De la Cité éternelle romaine donc, l’Archevêque de Dakar nous enjoint à sacraliser la paix, à être les relais du message des Ecritures Saintes et à être des diseurs de vérités et des professeurs de la Bonne Parole. La Bonne Parole, souffle du Créateur Unique ; celle qui ne désunit pas, celle qui ne déshonore pas, celle qui apaise plus qu’elle n’indexe l’autre.
Le Livre Saint des Musulmans ne dit pas autre chose que l’Evangile ; Lui qui prescrit en même temps qu’il invite et ordonne : «Et cramponnez-vous tous ensemble au «Habl» (câble) d’Allah et ne soyez pas divisés ; et rappelez-vous le bienfait d’Allah sur vous : lorsque vous étiez ennemis, c’est Lui qui réconcilia vos cœurs. Puis, par Son bienfait, vous êtes devenus frères» (89 :103).
J’ai particulièrement retenu l’insistance de Mgr Guèye sur la justice et la paix, deux vertus sans lesquelles tout processus vers le progrès, le bonheur et la félicité est illusoire. «La paix est l’œuvre de la justice», disait Jaurès.
Nous ne saurions bâtir un Sénégal de paix et de prospérité si la justice, un des plus précieux intrants de la vie en société, est bafouée. La loi du plus fort ne saurait être la meilleure ; et son application hasardeuse et irréfléchie conduira fatalement et irrémédiablement au délitement de l’Etat et à la lassitude de celles et ceux qui forment le grand peuple des oubliés et des opprimés ; ces pauvres âmes, éternelles victimes des puissants et des bourreaux sourds à la clameur du Peuple.
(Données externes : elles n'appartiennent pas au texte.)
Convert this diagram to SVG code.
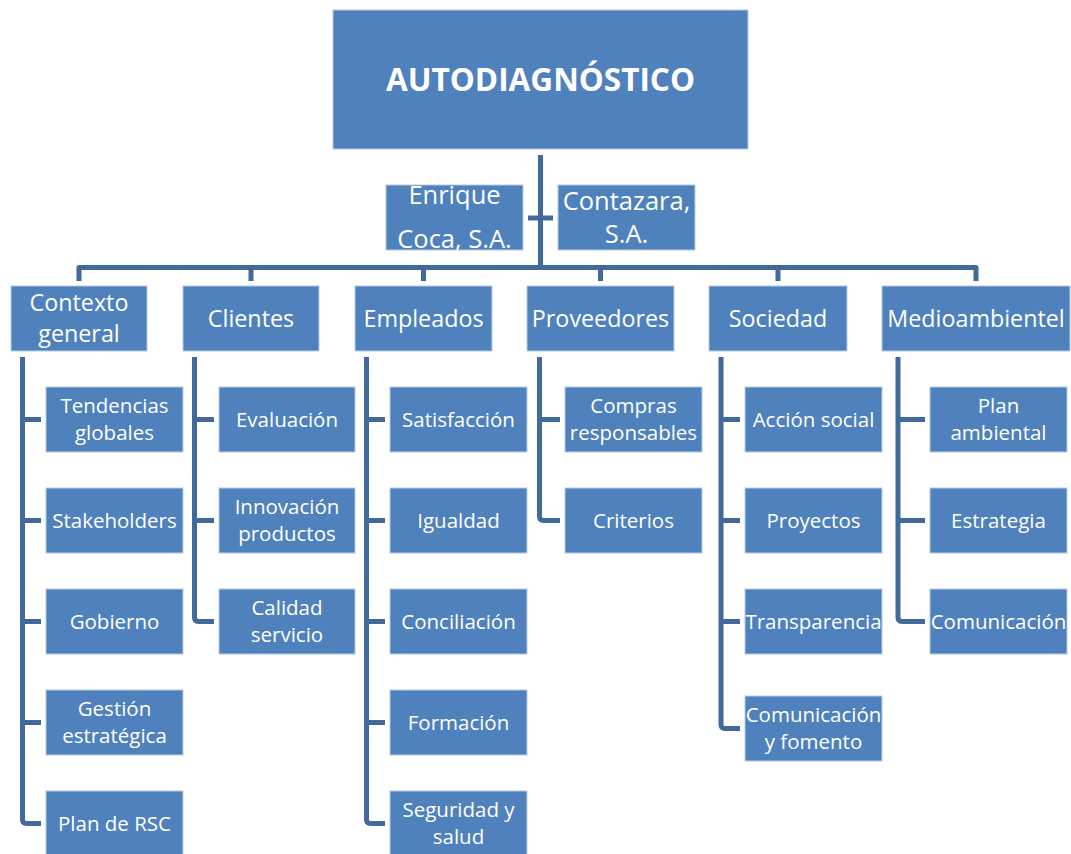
<svg xmlns="http://www.w3.org/2000/svg" width="1071" height="854" viewBox="0 0 1071 854">
<style>
.box{fill:#4F81BD;stroke:#B8CCE4;stroke-width:1}
.conn{fill:none;stroke:#41699B;stroke-width:5;stroke-linejoin:round}
text{font-family:"Open Sans","Liberation Sans",sans-serif;fill:#FFFFFF;text-anchor:middle}
.root{font-size:31.5px;font-weight:bold}
.top{font-size:23.3px}
.co{font-size:25.5px}
.ch{font-size:20.5px}
</style>
<rect width="1071" height="854" fill="#FFFFFF"/>
<g id="connectors">
<path class="conn" d="M540.5,155 V267.5"/>
<path class="conn" d="M528,218 H553"/>
<path class="conn" d="M79,281 V267.5 H976 V281"/>
<path class="conn" d="M251,267.5 V281 M423.5,267.5 V281 M600.5,267.5 V281 M778,267.5 V281"/>
<path class="conn" d="M22.5,357 V819.5 Q22.5,823.5 26.5,823.5 H41 M22.5,419.5 H41 M22.5,520.5 H41 M22.5,621.5 H41 M22.5,722.5 H41"/>
<path class="conn" d="M194.5,357 V617.5 Q194.5,621.5 198.5,621.5 H214 M194.5,419.5 H214 M194.5,520.5 H214"/>
<path class="conn" d="M366.5,357 V819.5 Q366.5,823.5 370.5,823.5 H385 M366.5,419.5 H385 M366.5,520.5 H385 M366.5,621.5 H385 M366.5,722.5 H385"/>
<path class="conn" d="M539.5,357 V516.5 Q539.5,520.5 543.5,520.5 H560 M539.5,419.5 H560"/>
<path class="conn" d="M721,357 V724.5 Q721,728.5 725,728.5 H740 M721,419.5 H740 M721,520.5 H740 M721,621.5 H740"/>
<path class="conn" d="M898,357 V617.5 Q898,621.5 902,621.5 H925 M898,419.5 H925 M898,520.5 H925"/>
</g>
<g id="root"><rect class="box" x="333" y="10" width="415" height="139"/><text class="root" x="540.5" y="91">AUTODIAGNÓSTICO</text></g>
<g id="enrique"><rect class="box" x="386" y="185" width="137" height="65"/><text class="co" x="454.5" y="204">Enrique</text><text class="co" x="454.5" y="248">Coca, S.A.</text></g>
<g id="contazara"><rect class="box" x="558" y="185" width="137" height="65"/><text class="co" x="626.5" y="210">Contazara,</text><text class="co" x="626.5" y="243">S.A.</text></g>

<g id="contexto"><rect class="box" x="11" y="286" width="136" height="65"/><text class="top" x="79" y="311">Contexto</text><text class="top" x="79" y="342">general</text></g>
<g id="clientes"><rect class="box" x="183" y="286" width="136" height="65"/><text class="top" x="251" y="326.5">Clientes</text></g>
<g id="empleados"><rect class="box" x="355" y="286" width="137" height="65"/><text class="top" x="423.5" y="326.5">Empleados</text></g>
<g id="proveedores"><rect class="box" x="527" y="286" width="147" height="65"/><text class="top" x="600.5" y="326.5">Proveedores</text></g>
<g id="sociedad"><rect class="box" x="709" y="286" width="138" height="65"/><text class="top" x="778" y="326.5">Sociedad</text></g>
<g id="medioambientel"><rect class="box" x="882" y="286" width="188" height="65"/><text class="top" x="976" y="326.5">Medioambientel</text></g>

<g id="tendencias"><rect class="box" x="46" y="387" width="137" height="65"/><text class="ch" x="114.5" y="413">Tendencias</text><text class="ch" x="114.5" y="440">globales</text></g>
<g id="stakeholders"><rect class="box" x="46" y="488" width="137" height="65"/><text class="ch" x="114.5" y="527.5">Stakeholders</text></g>
<g id="gobierno"><rect class="box" x="46" y="589" width="137" height="65"/><text class="ch" x="114.5" y="628.5">Gobierno</text></g>
<g id="gestion"><rect class="box" x="46" y="690" width="137" height="65"/><text class="ch" x="114.5" y="716">Gestión</text><text class="ch" x="114.5" y="743">estratégica</text></g>
<g id="planrsc"><rect class="box" x="46" y="791" width="137" height="65"/><text class="ch" x="114.5" y="830.5">Plan de RSC</text></g>

<g id="evaluacion"><rect class="box" x="219" y="387" width="136" height="65"/><text class="ch" x="287" y="426.5">Evaluación</text></g>
<g id="innovacion"><rect class="box" x="219" y="488" width="136" height="65"/><text class="ch" x="287" y="514">Innovación</text><text class="ch" x="287" y="541">productos</text></g>
<g id="calidad"><rect class="box" x="219" y="589" width="136" height="65"/><text class="ch" x="287" y="615">Calidad</text><text class="ch" x="287" y="642">servicio</text></g>

<g id="satisfaccion"><rect class="box" x="390" y="387" width="137" height="65"/><text class="ch" x="458.5" y="426.5">Satisfacción</text></g>
<g id="igualdad"><rect class="box" x="390" y="488" width="137" height="65"/><text class="ch" x="458.5" y="527.5">Igualdad</text></g>
<g id="conciliacion"><rect class="box" x="390" y="589" width="137" height="65"/><text class="ch" x="458.5" y="628.5">Conciliación</text></g>
<g id="formacion"><rect class="box" x="390" y="690" width="137" height="65"/><text class="ch" x="458.5" y="729.5">Formación</text></g>
<g id="seguridad"><rect class="box" x="390" y="791" width="137" height="65"/><text class="ch" x="458.5" y="817">Seguridad y</text><text class="ch" x="458.5" y="844">salud</text></g>

<g id="compras"><rect class="box" x="565" y="387" width="137" height="65"/><text class="ch" x="633.5" y="413">Compras</text><text class="ch" x="633.5" y="440">responsables</text></g>
<g id="criterios"><rect class="box" x="565" y="488" width="137" height="65"/><text class="ch" x="633.5" y="527.5">Criterios</text></g>

<g id="accion"><rect class="box" x="745" y="387" width="137" height="65"/><text class="ch" x="813.5" y="426.5">Acción social</text></g>
<g id="proyectos"><rect class="box" x="745" y="488" width="137" height="65"/><text class="ch" x="813.5" y="527.5">Proyectos</text></g>
<g id="transparencia"><rect class="box" x="745" y="589" width="137" height="65"/><text class="ch" x="813.5" y="628.5">Transparencia</text></g>
<g id="comfomento"><rect class="box" x="745" y="696" width="137" height="65"/><text class="ch" x="813.5" y="722">Comunicación</text><text class="ch" x="813.5" y="749">y fomento</text></g>

<g id="planamb"><rect class="box" x="930" y="387" width="137" height="65"/><text class="ch" x="998.5" y="413">Plan</text><text class="ch" x="998.5" y="440">ambiental</text></g>
<g id="estrategia"><rect class="box" x="930" y="488" width="137" height="65"/><text class="ch" x="998.5" y="527.5">Estrategia</text></g>
<g id="comunicacion"><rect class="box" x="930" y="589" width="137" height="65"/><text class="ch" x="998.5" y="628.5">Comunicación</text></g>
</svg>
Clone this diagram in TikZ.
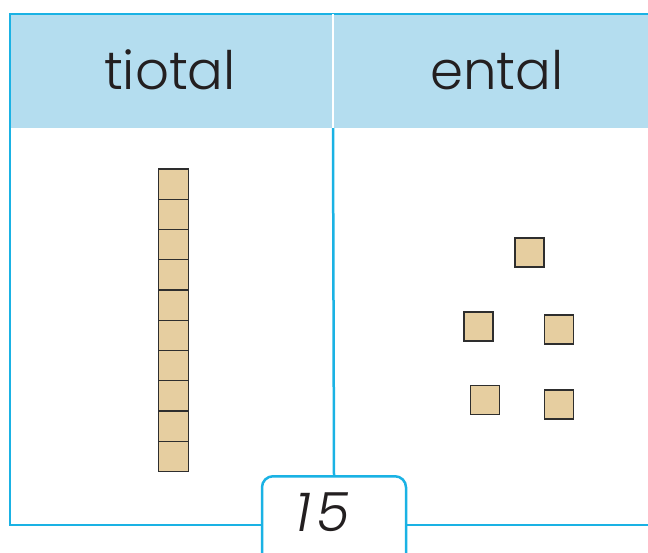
\documentclass[tikz,border=0pt]{standalone}
\usepackage{fontspec}
\setmainfont{Poppins}[UprightFont=* Light, ItalicFont=* Light Italic]
\definecolor{frameblue}{HTML}{1AB2E4}
\definecolor{headblue}{HTML}{B4DDEF}
\definecolor{cubefill}{HTML}{E6CEA0}
\definecolor{cubeline}{HTML}{2E2E2E}
\definecolor{ink}{HTML}{231F20}
\begin{document}
\begin{tikzpicture}[x=1pt,y=-1pt,
  frame/.style={draw=frameblue,line width=2.5pt},
  cube/.style={draw=cubeline,fill=cubefill,line width=1.3pt,minimum size=29pt,inner sep=0pt,outer sep=0pt},
  rodcube/.style={draw=cubeline,fill=cubefill,line width=1.3pt,minimum width=30pt,minimum height=30.2pt,inner sep=0pt,outer sep=0pt},
  headtext/.style={font=\fontsize{53}{60}\selectfont,text=ink,inner sep=0pt},
  totalbox/.style={frame,fill=white,rounded corners=11pt,minimum width=144pt,minimum height=95pt,inner sep=0pt}]
\useasboundingbox (0,0) rectangle (648,552);
\clip (0,0) rectangle (648,552);
% header band
\fill[headblue] (10,14) rectangle (660,128);
% frame
\draw[frame] (660,14) -- (10,14) -- (10,525) -- (660,525);
% column divider
\draw[white,line width=2pt] (333,14) -- (333,128);
\coordinate (divtop) at (333,128);
% header texts
\node[headtext] (h1) at (170,70) {tiotal};
\node[headtext] (h2) at (497,70) {ental};
% tens rod
\foreach \i in {0,...,9} {
  \node[rodcube] (r\i) at (173.2,{184.1+30.25*\i}) {};
}
% ones
\node[cube] (u1) at (529.5,252.5) {};
\node[cube] (u2) at (478.5,326.5) {};
\node[cube] (u3) at (559,329.5) {};
\node[cube] (u4) at (485,400) {};
\node[cube] (u5) at (559,404.5) {};
% total box
\node[totalbox,anchor=north] (box) at (334,475) {};
\draw[frame] (divtop) -- (box.north);
\node[font=\itshape\fontsize{54}{58}\selectfont,text=ink,inner sep=0pt] (num) at (323,512) {1\kern5pt 5};
\end{tikzpicture}
\end{document}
Face aux tourments du monde, la tentation du désespoir est réelle. Partout les balles crépitent et les cris des dominés fusent sans que ni les hommes de pensée ni le Droit international ne viennent constituer un rempart face à la violence de l’absolutisme et à l’horreur de l’injustice. Dans cette nuit noire, la missive de Mgr Guèye constitue une éclaircie tant elle nous invite à nous tenir droits, fermement dressés sur la digue de l’espérance. Mgr Guèye nous rassure : «Restons fermes dans l’espérance (cf. He 6,19) qui ne déçoit pas (cf. Rm 5, 5).»
La parole de cet homme de foi, de paix et de sagesse ne saurait conduire vers l’impasse. Or donc, je fais mien son appel et je tiens, certes inquiet et tragique, sur la corde de l’espérance.
Ps : Dans mes multiples lectures de la Lettre pastorale, j’ai été touché par l’invocation récurrente par l’auteur de l’Archevê-que émérite, Monseigneur Benjamin Ndiaye. En honorant ainsi son prédécesseur dans le ministère ecclésiastique, Mgr Guèye nous honore, nous Sénégalaises et Sénégalais, filles et fils de Mgr Ndiaye. Mais il ne saurait en être autrement venant de lui, évêque de terrain douze années durant, car un grand homme d’Etat avait l’habitude de rappeler ceci : «Les fils de l’histoire ne se coupent jamais.»
Nous réitérons nos vœux d’une mission utile et apaisée au service de l’humanité au bien-aimé Mgr André Gu-ye, Archevêque métropolitain de Dakar.